Os cientistas que estudam a ecologia das comunidades marinhas enfrentam um problema difícil de resolver: a ciência é nova, e não existem registros dessas comunidades anteriores à era das navegações. Assim, muito do seu trabalho é baseado em conjecturas. Presume-se que um invertebrado encontrado nos portos de San Francisco, na Califórnia, e na Baía de Sidney, na Austrália, tenha sido transplantado por alguma embarcação. Mas ninguém sabe ao certo.

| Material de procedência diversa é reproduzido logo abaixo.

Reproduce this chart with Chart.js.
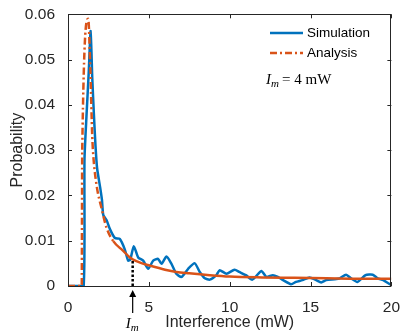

O livro é também uma reflexão sobre os limites entre o natural e o artificial. Para Burdick, visto de perto o limite é muito menos óbvio do que parece à distância. O estudo da ecologia das espécies invasoras mostra uma realidade bem distante de um conceito mecanístico de ecossistemas e nichos. O sucesso das espécies introduzidas está muito mais relacionado à pressão de propagação do que a qualquer outro fator. Em outras palavras, a primeira cobra marrom que chegar à ilha de Maui no compartimento do trem de pouso de um avião originado de Guam provavelmente não sobreviverá e não deixará filhotes. Mas se o número de cobras introduzidas for suficientemente grande, elas acabarão prosperando. Com o crescimento do volume de tráfego aéreo, de comércio internacional e de turismo, a pressão sobre ecossistemas frágeis como o do Havaí é enorme.
Os heróis da narrativa de Burdick são biólogos como Jim Carlton, uma das maiores autoridades do mundo em ecossistemas marinhos. Carlton é ao mesmo tempo pesquisador de campo e gestor de programas de pesquisa em várias instituições diferentes. Como um dos fundadores da ciência das invasões biológicas, ele fala com grande autoridade sobre a questão. Mas nem ele nem os outros cientistas que aparecem no livro têm respostas prontas para os dilemas que o assunto levanta. A ação humana tende a tornar os ecossistemas do mundo cada vez mais parecidos, com as mesmas espécies proliferando em todos os lugares do globo tocados pela nossa mão. É possível moderar esse processo, mas não revertê-lo. A pergunta fundamental é que grau de alteração consideramos tolerável. E para essa pergunta ainda não há boas respostas.